[Extracted records]
>>>
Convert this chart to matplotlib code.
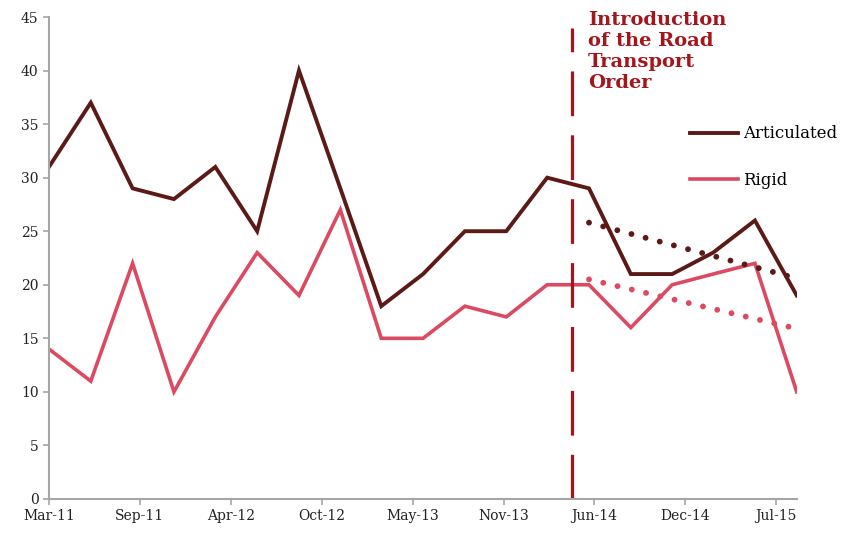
import numpy as np
import pandas as pd
import matplotlib
matplotlib.use("Agg")
import matplotlib.pyplot as plt
import matplotlib.dates as mdates

# Données trimestrielles, mars 2011 -> sept 2015
dates = pd.date_range("2011-03-01", periods=19, freq="3MS")
articulated = [31, 37, 29, 28, 31, 25, 40, 29, 18, 21, 25, 25, 30, 29, 21, 21, 23, 26, 19]
rigid = [14, 11, 22, 10, 17, 23, 19, 27, 15, 15, 18, 17, 20, 20, 16, 20, 21, 22, 10]

# Tendances (pointillés)
trend_dates = [pd.Timestamp("2014-06-01"), pd.Timestamp("2015-09-01")]
trend_art = [25.8, 20.6]
trend_rig = [20.5, 15.9]

order_date = pd.Timestamp("2014-04-25")
tick_dates = pd.date_range("2011-03-01", periods=9, freq="200D")

c_art = "#5c1a17"
c_rig = "#dc4a62"
c_red = "#a3161c"

plt.rcParams["font.family"] = ["DejaVu Serif"]

fig = plt.figure(figsize=(8.44, 5.4), dpi=100)
ax = fig.add_axes([0.058, 0.076, 0.886, 0.8925])

ax.plot(dates, articulated, color=c_art, lw=2.8, label="Articulated", solid_joinstyle="miter")
ax.plot(dates, rigid, color=c_rig, lw=2.6, label="Rigid", solid_joinstyle="miter")

ax.plot(trend_dates, trend_art, color=c_art, lw=4.2, ls=(0, (0.01, 2.5)), dash_capstyle="round")
ax.plot(trend_dates, trend_rig, color=c_rig, lw=4.2, ls=(0, (0.01, 2.5)), dash_capstyle="round")

ax.plot([order_date, order_date], [0, 44], color=c_red, lw=2.3, ls=(0, (14, 6)))

ax.text(0.7206, 1.012, "Introduction\nof the Road\nTransport\nOrder", transform=ax.transAxes,
        color=c_red, fontsize=14, fontweight="bold", va="top", ha="left", linespacing=1.2)

ax.set_xlim(dates[0], dates[-1])
ax.set_ylim(0, 45)
ax.set_yticks(np.arange(0, 46, 5))
ax.set_xticks(tick_dates)
ax.xaxis.set_major_formatter(mdates.DateFormatter("%b-%y"))

for s in ["top", "right"]:
    ax.spines[s].set_visible(False)
for s in ["left", "bottom"]:
    ax.spines[s].set_color("#a6a6a6")
    ax.spines[s].set_linewidth(1.5)
ax.tick_params(colors="#a6a6a6", labelcolor="#222222", length=4, width=1.2, labelsize=10)

leg = ax.legend(loc="upper left", bbox_to_anchor=(0.857, 0.775), frameon=False, fontsize=12,
                handlelength=2.9, handletextpad=0.3, labelspacing=1.75,
                borderpad=0, borderaxespad=0)

fig.savefig("out.png", dpi=100)
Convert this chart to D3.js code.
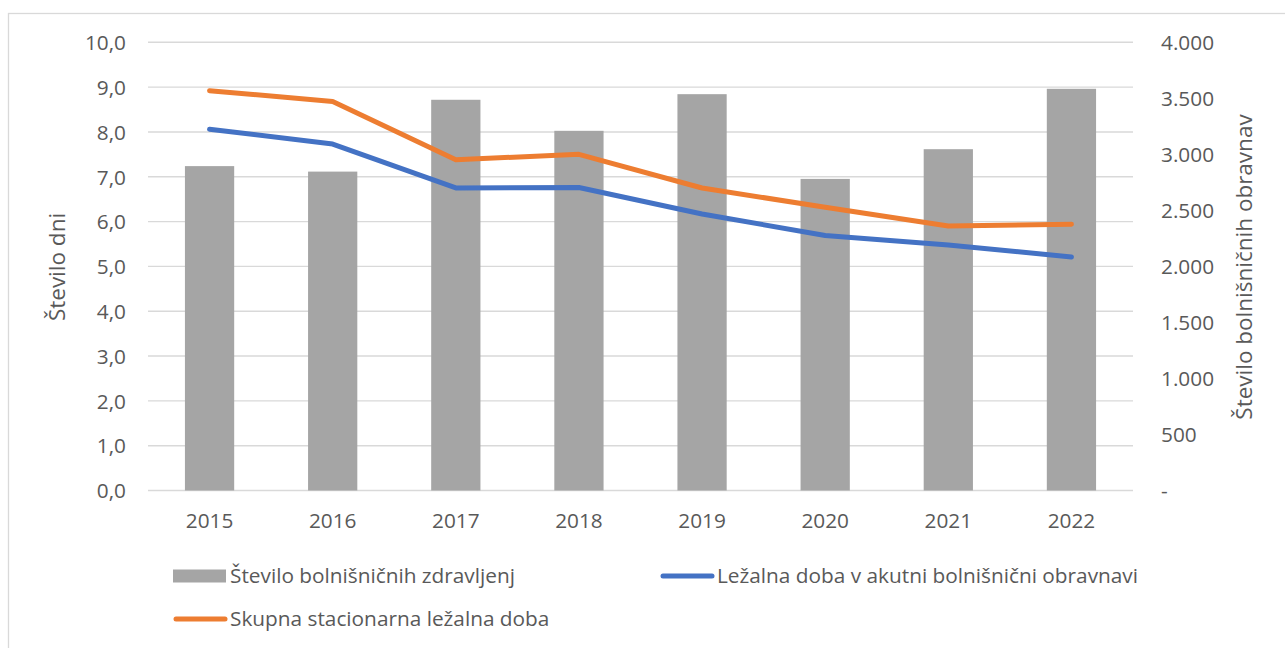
<!DOCTYPE html>
<html>
<head>
<meta charset="utf-8">
<script src="https://cdn.jsdelivr.net/npm/d3@7"></script>
<style>
  body { margin: 0; background: #fff; }
  svg text { font-family: "Open Sans", sans-serif; fill: #595959; }
</style>
</head>
<body>
<svg id="chart" width="1285" height="648"></svg>
<script>
const years = ['2015', '2016', '2017', '2018', '2019', '2020', '2021', '2022'];

// bars, right axis
const zdravljenj = [2895, 2846, 3487, 3210, 3537, 2781, 3046, 3585];
// lines, left axis
const akutna = [8.06, 7.73, 6.75, 6.76, 6.17, 5.69, 5.48, 5.21];
const skupna = [8.92, 8.68, 7.38, 7.50, 6.75, 6.32, 5.90, 5.94];

const leftTicks = [0, 1, 2, 3, 4, 5, 6, 7, 8, 9, 10];
const rightTicks = [0, 500, 1000, 1500, 2000, 2500, 3000, 3500, 4000];

const legendItems = [
    {name: 'Število bolnišničnih zdravljenj', kind: 'bar', color: '#a5a5a5'},
    {name: 'Ležalna doba v akutni bolnišnični obravnavi', kind: 'line', color: '#4472c4'},
    {name: 'Skupna stacionarna ležalna doba', kind: 'line', color: '#ed7d31'},
];

const svg = d3.select('#chart');
const plotLeft = 148, plotRight = 1133, plotTop = 42.3, plotBottom = 490.5;
const fs = 20.8;

const loc = d3.formatLocale({decimal: ',', thousands: '.', grouping: [3], currency: ['', '€']});
const fmtLeft = loc.format('.1f');
const fmtRight = (v) => v === 0 ? '-' : loc.format(',')(v);

// outer frame
svg.append('rect')
    .attr('x', 8.5).attr('y', 13.5)
    .attr('width', 1400).attr('height', 800)
    .attr('fill', 'none')
    .attr('stroke', '#d9d9d9')
    .attr('stroke-width', 1.3);

const x = d3.scaleBand()
    .domain(years)
    .range([plotLeft, plotRight])
    .paddingInner(0.6)
    .paddingOuter(0.3);

const yL = d3.scaleLinear().domain([0, 10]).range([plotBottom, plotTop]);
const yR = d3.scaleLinear().domain([0, 4000]).range([plotBottom, plotTop]);

// grid
svg.append('g')
    .selectAll('line')
    .data(leftTicks)
    .enter()
    .append('line')
    .attr('x1', plotLeft).attr('x2', plotRight)
    .attr('y1', d => yL(d)).attr('y2', d => yL(d))
    .attr('stroke', '#d9d9d9')
    .attr('stroke-width', 1.4);

// left axis
const axL = svg.append('g')
    .attr('transform', `translate(126,0)`)
    .call(d3.axisLeft(yL).tickValues(leftTicks).tickFormat(fmtLeft).tickSize(0).tickPadding(0));
axL.select('.domain').remove();
axL.selectAll('text').attr('font-size', fs).attr('dy', '0.35em');

// right axis
const axR = svg.append('g')
    .attr('transform', `translate(1161,0)`)
    .call(d3.axisRight(yR).tickValues(rightTicks).tickFormat(fmtRight).tickSize(0).tickPadding(0));
axR.select('.domain').remove();
axR.selectAll('text').attr('font-size', fs).attr('dy', '0.35em');

// x axis
const axX = svg.append('g')
    .attr('transform', `translate(0,${plotBottom})`)
    .call(d3.axisBottom(x).tickSize(0).tickPadding(0));
axX.select('.domain').remove();
axX.selectAll('text').attr('font-size', fs).attr('dy', '37.5');

// bars
svg.append('g')
    .selectAll('rect')
    .data(zdravljenj)
    .enter()
    .append('rect')
    .attr('x', (d, i) => x(years[i]))
    .attr('y', d => yR(d))
    .attr('width', x.bandwidth())
    .attr('height', d => plotBottom - yR(d))
    .attr('fill', '#a5a5a5');

// lines
const line = d3.line()
    .x((d, i) => x(years[i]) + x.bandwidth() / 2)
    .y(d => yL(d));

[[akutna, '#4472c4'], [skupna, '#ed7d31']].forEach(([vals, col]) => {
    svg.append('path')
        .datum(vals)
        .attr('d', line)
        .attr('fill', 'none')
        .attr('stroke', col)
        .attr('stroke-width', 5)
        .attr('stroke-linecap', 'round')
        .attr('stroke-linejoin', 'round');
});

// axis titles
svg.append('text')
    .attr('transform', 'translate(65,267) rotate(-90)')
    .attr('text-anchor', 'middle')
    .attr('font-size', 22.5)
    .text('Število dni');

svg.append('text')
    .attr('transform', 'translate(1252,267) rotate(-90)')
    .attr('text-anchor', 'middle')
    .attr('font-size', 22.5)
    .text('Število bolnišničnih obravnav');

// legend
const legendPos = [[173, 576], [660, 576], [173, 619]];
const leg = svg.append('g')
    .selectAll('g')
    .data(legendItems)
    .enter()
    .append('g')
    .attr('transform', (d, i) => `translate(${legendPos[i][0]},${legendPos[i][1]})`);

leg.filter(d => d.kind === 'bar')
    .append('rect')
    .attr('x', 0).attr('y', -6.5)
    .attr('width', 53).attr('height', 13)
    .attr('fill', d => d.color);

leg.filter(d => d.kind === 'line')
    .append('line')
    .attr('x1', 3).attr('x2', 52)
    .attr('y1', 0).attr('y2', 0)
    .attr('stroke', d => d.color)
    .attr('stroke-width', 5)
    .attr('stroke-linecap', 'round');

leg.append('text')
    .attr('x', 57)
    .attr('dy', '0.35em')
    .attr('font-size', fs)
    .text(d => d.name);
</script>
</body>
</html>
<<<
## SHORT PROBLEM
Take the lines from the one holding "Convert this chart to D3.js code." to the one holding "3000, 3500, 4000];", both lines included, and give them again exactly, with no pictures.

## RESPONSE
Convert this chart to D3.js code.
<!DOCTYPE html>
<html>
<head>
<meta charset="utf-8">
<script src="https://cdn.jsdelivr.net/npm/d3@7"></script>
<style>
  body { margin: 0; background: #fff; }
  svg text { font-family: "Open Sans", sans-serif; fill: #595959; }
</style>
</head>
<body>
<svg id="chart" width="1285" height="648"></svg>
<script>
const years = ['2015', '2016', '2017', '2018', '2019', '2020', '2021', '2022'];

// bars, right axis
const zdravljenj = [2895, 2846, 3487, 3210, 3537, 2781, 3046, 3585];
// lines, left axis
const akutna = [8.06, 7.73, 6.75, 6.76, 6.17, 5.69, 5.48, 5.21];
const skupna = [8.92, 8.68, 7.38, 7.50, 6.75, 6.32, 5.90, 5.94];

const leftTicks = [0, 1, 2, 3, 4, 5, 6, 7, 8, 9, 10];
const rightTicks = [0, 500, 1000, 1500, 2000, 2500, 3000, 3500, 4000];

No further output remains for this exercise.